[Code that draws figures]

'''

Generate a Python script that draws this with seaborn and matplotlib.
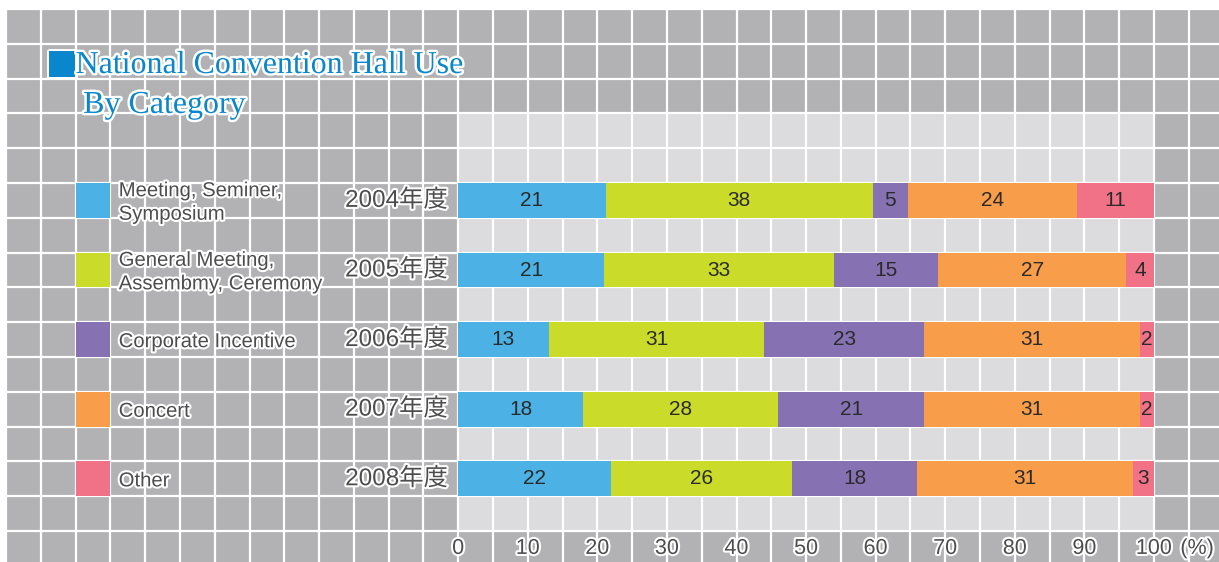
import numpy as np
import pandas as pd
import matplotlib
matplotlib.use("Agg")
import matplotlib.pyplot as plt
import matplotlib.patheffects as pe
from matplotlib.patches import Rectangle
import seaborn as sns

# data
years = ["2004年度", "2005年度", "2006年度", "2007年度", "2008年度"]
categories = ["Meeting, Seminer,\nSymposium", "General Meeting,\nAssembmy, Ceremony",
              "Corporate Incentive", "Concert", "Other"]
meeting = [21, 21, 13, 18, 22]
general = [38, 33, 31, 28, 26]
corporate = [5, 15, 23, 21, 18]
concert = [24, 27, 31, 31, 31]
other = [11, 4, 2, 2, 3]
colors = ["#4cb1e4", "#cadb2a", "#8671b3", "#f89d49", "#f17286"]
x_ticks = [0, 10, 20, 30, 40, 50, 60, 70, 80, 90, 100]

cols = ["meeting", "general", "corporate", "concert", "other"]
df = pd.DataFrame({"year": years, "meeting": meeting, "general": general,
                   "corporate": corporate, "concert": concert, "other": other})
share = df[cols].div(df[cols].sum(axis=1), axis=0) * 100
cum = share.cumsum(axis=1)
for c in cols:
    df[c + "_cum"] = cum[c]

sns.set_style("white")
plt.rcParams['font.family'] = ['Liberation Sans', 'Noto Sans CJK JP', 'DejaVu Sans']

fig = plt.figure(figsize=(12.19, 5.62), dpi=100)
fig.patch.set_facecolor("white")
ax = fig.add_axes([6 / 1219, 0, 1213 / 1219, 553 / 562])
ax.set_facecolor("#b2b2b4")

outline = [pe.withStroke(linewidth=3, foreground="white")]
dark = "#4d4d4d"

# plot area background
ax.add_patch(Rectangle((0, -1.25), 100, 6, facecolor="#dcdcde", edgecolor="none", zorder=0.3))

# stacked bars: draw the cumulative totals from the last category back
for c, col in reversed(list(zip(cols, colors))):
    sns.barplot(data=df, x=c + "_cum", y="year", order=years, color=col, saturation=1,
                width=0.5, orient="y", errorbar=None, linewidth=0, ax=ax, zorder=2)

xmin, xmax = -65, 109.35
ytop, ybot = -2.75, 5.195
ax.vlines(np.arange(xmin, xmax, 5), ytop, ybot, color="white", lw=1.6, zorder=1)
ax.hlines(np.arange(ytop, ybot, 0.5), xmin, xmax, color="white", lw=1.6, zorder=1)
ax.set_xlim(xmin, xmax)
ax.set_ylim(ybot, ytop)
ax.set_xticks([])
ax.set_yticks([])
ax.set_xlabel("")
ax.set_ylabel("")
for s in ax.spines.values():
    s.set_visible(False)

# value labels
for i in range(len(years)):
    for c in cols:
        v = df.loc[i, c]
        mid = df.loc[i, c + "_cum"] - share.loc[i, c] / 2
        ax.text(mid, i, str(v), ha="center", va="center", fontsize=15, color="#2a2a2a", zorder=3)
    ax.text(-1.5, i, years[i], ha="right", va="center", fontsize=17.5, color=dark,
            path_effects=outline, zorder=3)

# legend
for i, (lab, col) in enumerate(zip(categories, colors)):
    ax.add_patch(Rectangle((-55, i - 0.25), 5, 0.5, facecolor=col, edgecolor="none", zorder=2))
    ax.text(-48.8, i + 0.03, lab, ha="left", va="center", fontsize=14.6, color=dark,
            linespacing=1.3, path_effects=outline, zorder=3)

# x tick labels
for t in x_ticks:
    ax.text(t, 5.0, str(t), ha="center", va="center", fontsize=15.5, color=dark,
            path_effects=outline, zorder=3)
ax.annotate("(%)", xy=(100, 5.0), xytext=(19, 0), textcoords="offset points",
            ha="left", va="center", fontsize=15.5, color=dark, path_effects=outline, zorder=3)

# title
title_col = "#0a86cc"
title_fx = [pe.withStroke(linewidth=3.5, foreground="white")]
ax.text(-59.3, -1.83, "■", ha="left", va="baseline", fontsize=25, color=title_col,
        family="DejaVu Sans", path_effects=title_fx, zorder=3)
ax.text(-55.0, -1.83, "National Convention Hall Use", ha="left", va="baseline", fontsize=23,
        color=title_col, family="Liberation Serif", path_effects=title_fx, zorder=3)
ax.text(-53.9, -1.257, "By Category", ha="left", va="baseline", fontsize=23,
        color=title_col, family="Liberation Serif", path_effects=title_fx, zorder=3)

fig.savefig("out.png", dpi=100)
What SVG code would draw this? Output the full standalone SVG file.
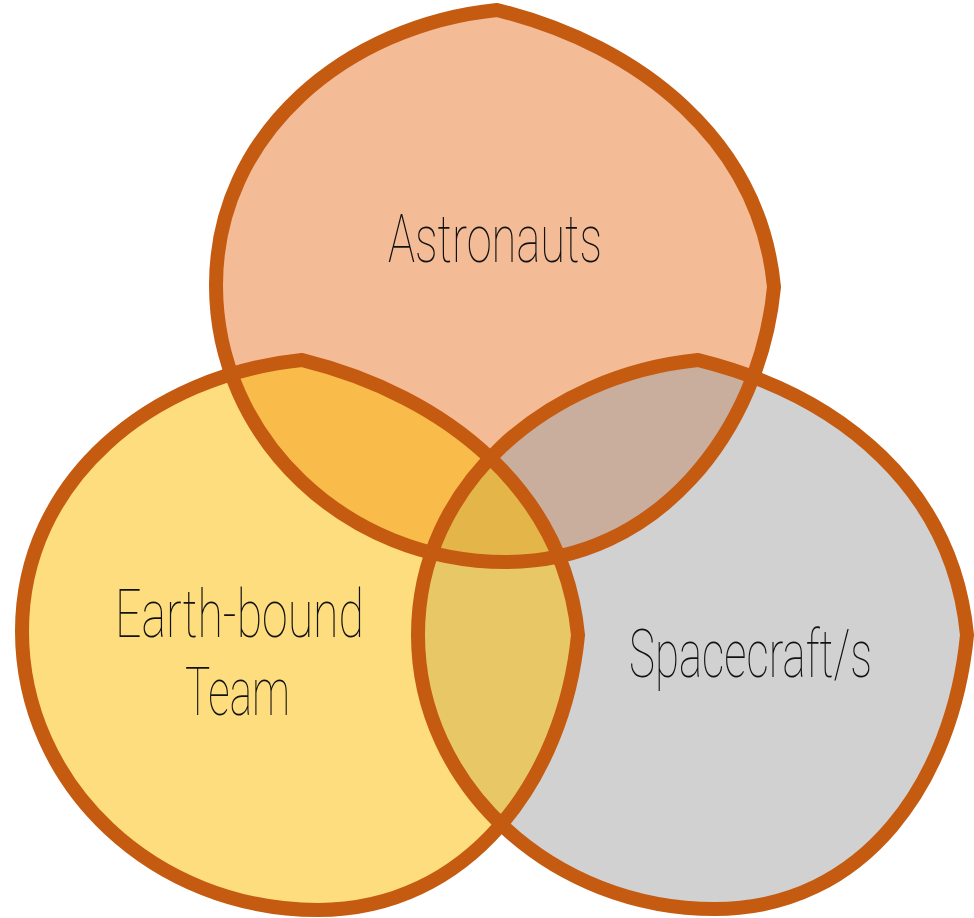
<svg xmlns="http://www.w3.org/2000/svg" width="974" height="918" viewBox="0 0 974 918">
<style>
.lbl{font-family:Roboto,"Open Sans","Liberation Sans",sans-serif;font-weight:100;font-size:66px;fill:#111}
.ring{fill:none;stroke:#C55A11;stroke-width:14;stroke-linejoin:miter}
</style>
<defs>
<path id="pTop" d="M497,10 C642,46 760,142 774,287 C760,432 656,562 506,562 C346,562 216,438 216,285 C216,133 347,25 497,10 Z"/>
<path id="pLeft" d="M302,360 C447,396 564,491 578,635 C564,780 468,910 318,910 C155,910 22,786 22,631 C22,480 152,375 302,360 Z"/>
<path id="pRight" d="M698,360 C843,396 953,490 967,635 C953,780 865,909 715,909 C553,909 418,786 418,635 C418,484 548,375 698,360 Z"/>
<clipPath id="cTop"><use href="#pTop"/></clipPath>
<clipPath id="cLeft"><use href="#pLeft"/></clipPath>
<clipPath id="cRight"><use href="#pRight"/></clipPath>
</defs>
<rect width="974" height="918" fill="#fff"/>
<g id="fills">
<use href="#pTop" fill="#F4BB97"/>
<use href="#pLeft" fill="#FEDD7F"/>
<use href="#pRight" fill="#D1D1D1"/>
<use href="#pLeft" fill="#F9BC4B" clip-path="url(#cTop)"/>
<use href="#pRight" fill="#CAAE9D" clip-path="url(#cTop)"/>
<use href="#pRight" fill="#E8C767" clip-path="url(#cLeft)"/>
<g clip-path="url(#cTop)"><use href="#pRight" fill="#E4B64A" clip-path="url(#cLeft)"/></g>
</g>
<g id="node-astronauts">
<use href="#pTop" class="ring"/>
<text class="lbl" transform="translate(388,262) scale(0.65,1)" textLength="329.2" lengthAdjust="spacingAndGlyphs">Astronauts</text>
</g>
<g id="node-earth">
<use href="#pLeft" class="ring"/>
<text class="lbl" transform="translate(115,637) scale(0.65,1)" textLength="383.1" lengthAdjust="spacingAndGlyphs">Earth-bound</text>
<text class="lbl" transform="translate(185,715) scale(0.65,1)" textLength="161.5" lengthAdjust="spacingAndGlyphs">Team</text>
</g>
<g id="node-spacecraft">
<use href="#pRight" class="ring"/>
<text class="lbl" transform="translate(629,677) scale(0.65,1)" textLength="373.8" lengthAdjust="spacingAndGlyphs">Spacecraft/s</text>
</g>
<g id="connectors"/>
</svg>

'''

__Prompt__. Take the listing and print it again exactly, but without any pictures.

__Answer to the problem__.
Generate a Python script that draws this with seaborn and matplotlib.
import numpy as np
import pandas as pd
import matplotlib
matplotlib.use("Agg")
import matplotlib.pyplot as plt
import matplotlib.patheffects as pe
from matplotlib.patches import Rectangle
import seaborn as sns

# data
years = ["2004年度", "2005年度", "2006年度", "2007年度", "2008年度"]
categories = ["Meeting, Seminer,\nSymposium", "General Meeting,\nAssembmy, Ceremony",
              "Corporate Incentive", "Concert", "Other"]
meeting = [21, 21, 13, 18, 22]
general = [38, 33, 31, 28, 26]
corporate = [5, 15, 23, 21, 18]
concert = [24, 27, 31, 31, 31]
other = [11, 4, 2, 2, 3]
colors = ["#4cb1e4", "#cadb2a", "#8671b3", "#f89d49", "#f17286"]
x_ticks = [0, 10, 20, 30, 40, 50, 60, 70, 80, 90, 100]

cols = ["meeting", "general", "corporate", "concert", "other"]
df = pd.DataFrame({"year": years, "meeting": meeting, "general": general,
                   "corporate": corporate, "concert": concert, "other": other})
share = df[cols].div(df[cols].sum(axis=1), axis=0) * 100
cum = share.cumsum(axis=1)
for c in cols:
    df[c + "_cum"] = cum[c]

sns.set_style("white")
plt.rcParams['font.family'] = ['Liberation Sans', 'Noto Sans CJK JP', 'DejaVu Sans']

fig = plt.figure(figsize=(12.19, 5.62), dpi=100)
fig.patch.set_facecolor("white")
ax = fig.add_axes([6 / 1219, 0, 1213 / 1219, 553 / 562])
ax.set_facecolor("#b2b2b4")

outline = [pe.withStroke(linewidth=3, foreground="white")]
dark = "#4d4d4d"

# plot area background
ax.add_patch(Rectangle((0, -1.25), 100, 6, facecolor="#dcdcde", edgecolor="none", zorder=0.3))

# stacked bars: draw the cumulative totals from the last category back
for c, col in reversed(list(zip(cols, colors))):
    sns.barplot(data=df, x=c + "_cum", y="year", order=years, color=col, saturation=1,
                width=0.5, orient="y", errorbar=None, linewidth=0, ax=ax, zorder=2)

xmin, xmax = -65, 109.35
ytop, ybot = -2.75, 5.195
ax.vlines(np.arange(xmin, xmax, 5), ytop, ybot, color="white", lw=1.6, zorder=1)
ax.hlines(np.arange(ytop, ybot, 0.5), xmin, xmax, color="white", lw=1.6, zorder=1)
ax.set_xlim(xmin, xmax)
ax.set_ylim(ybot, ytop)
ax.set_xticks([])
ax.set_yticks([])
ax.set_xlabel("")
ax.set_ylabel("")
for s in ax.spines.values():
    s.set_visible(False)

# value labels
for i in range(len(years)):
    for c in cols:
        v = df.loc[i, c]
        mid = df.loc[i, c + "_cum"] - share.loc[i, c] / 2
        ax.text(mid, i, str(v), ha="center", va="center", fontsize=15, color="#2a2a2a", zorder=3)
    ax.text(-1.5, i, years[i], ha="right", va="center", fontsize=17.5, color=dark,
            path_effects=outline, zorder=3)

# legend
for i, (lab, col) in enumerate(zip(categories, colors)):
    ax.add_patch(Rectangle((-55, i - 0.25), 5, 0.5, facecolor=col, edgecolor="none", zorder=2))
    ax.text(-48.8, i + 0.03, lab, ha="left", va="center", fontsize=14.6, color=dark,
            linespacing=1.3, path_effects=outline, zorder=3)

# x tick labels
for t in x_ticks:
    ax.text(t, 5.0, str(t), ha="center", va="center", fontsize=15.5, color=dark,
            path_effects=outline, zorder=3)
ax.annotate("(%)", xy=(100, 5.0), xytext=(19, 0), textcoords="offset points",
            ha="left", va="center", fontsize=15.5, color=dark, path_effects=outline, zorder=3)

# title
title_col = "#0a86cc"
title_fx = [pe.withStroke(linewidth=3.5, foreground="white")]
ax.text(-59.3, -1.83, "■", ha="left", va="baseline", fontsize=25, color=title_col,
        family="DejaVu Sans", path_effects=title_fx, zorder=3)
ax.text(-55.0, -1.83, "National Convention Hall Use", ha="left", va="baseline", fontsize=23,
        color=title_col, family="Liberation Serif", path_effects=title_fx, zorder=3)
ax.text(-53.9, -1.257, "By Category", ha="left", va="baseline", fontsize=23,
        color=title_col, family="Liberation Serif", path_effects=title_fx, zorder=3)

fig.savefig("out.png", dpi=100)
What SVG code would draw this? Output the full standalone SVG file.
<svg xmlns="http://www.w3.org/2000/svg" width="974" height="918" viewBox="0 0 974 918">
<style>
.lbl{font-family:Roboto,"Open Sans","Liberation Sans",sans-serif;font-weight:100;font-size:66px;fill:#111}
.ring{fill:none;stroke:#C55A11;stroke-width:14;stroke-linejoin:miter}
</style>
<defs>
<path id="pTop" d="M497,10 C642,46 760,142 774,287 C760,432 656,562 506,562 C346,562 216,438 216,285 C216,133 347,25 497,10 Z"/>
<path id="pLeft" d="M302,360 C447,396 564,491 578,635 C564,780 468,910 318,910 C155,910 22,786 22,631 C22,480 152,375 302,360 Z"/>
<path id="pRight" d="M698,360 C843,396 953,490 967,635 C953,780 865,909 715,909 C553,909 418,786 418,635 C418,484 548,375 698,360 Z"/>
<clipPath id="cTop"><use href="#pTop"/></clipPath>
<clipPath id="cLeft"><use href="#pLeft"/></clipPath>
<clipPath id="cRight"><use href="#pRight"/></clipPath>
</defs>
<rect width="974" height="918" fill="#fff"/>
<g id="fills">
<use href="#pTop" fill="#F4BB97"/>
<use href="#pLeft" fill="#FEDD7F"/>
<use href="#pRight" fill="#D1D1D1"/>
<use href="#pLeft" fill="#F9BC4B" clip-path="url(#cTop)"/>
<use href="#pRight" fill="#CAAE9D" clip-path="url(#cTop)"/>
<use href="#pRight" fill="#E8C767" clip-path="url(#cLeft)"/>
<g clip-path="url(#cTop)"><use href="#pRight" fill="#E4B64A" clip-path="url(#cLeft)"/></g>
</g>
<g id="node-astronauts">
<use href="#pTop" class="ring"/>
<text class="lbl" transform="translate(388,262) scale(0.65,1)" textLength="329.2" lengthAdjust="spacingAndGlyphs">Astronauts</text>
</g>
<g id="node-earth">
<use href="#pLeft" class="ring"/>
<text class="lbl" transform="translate(115,637) scale(0.65,1)" textLength="383.1" lengthAdjust="spacingAndGlyphs">Earth-bound</text>
<text class="lbl" transform="translate(185,715) scale(0.65,1)" textLength="161.5" lengthAdjust="spacingAndGlyphs">Team</text>
</g>
<g id="node-spacecraft">
<use href="#pRight" class="ring"/>
<text class="lbl" transform="translate(629,677) scale(0.65,1)" textLength="373.8" lengthAdjust="spacingAndGlyphs">Spacecraft/s</text>
</g>
<g id="connectors"/>
</svg>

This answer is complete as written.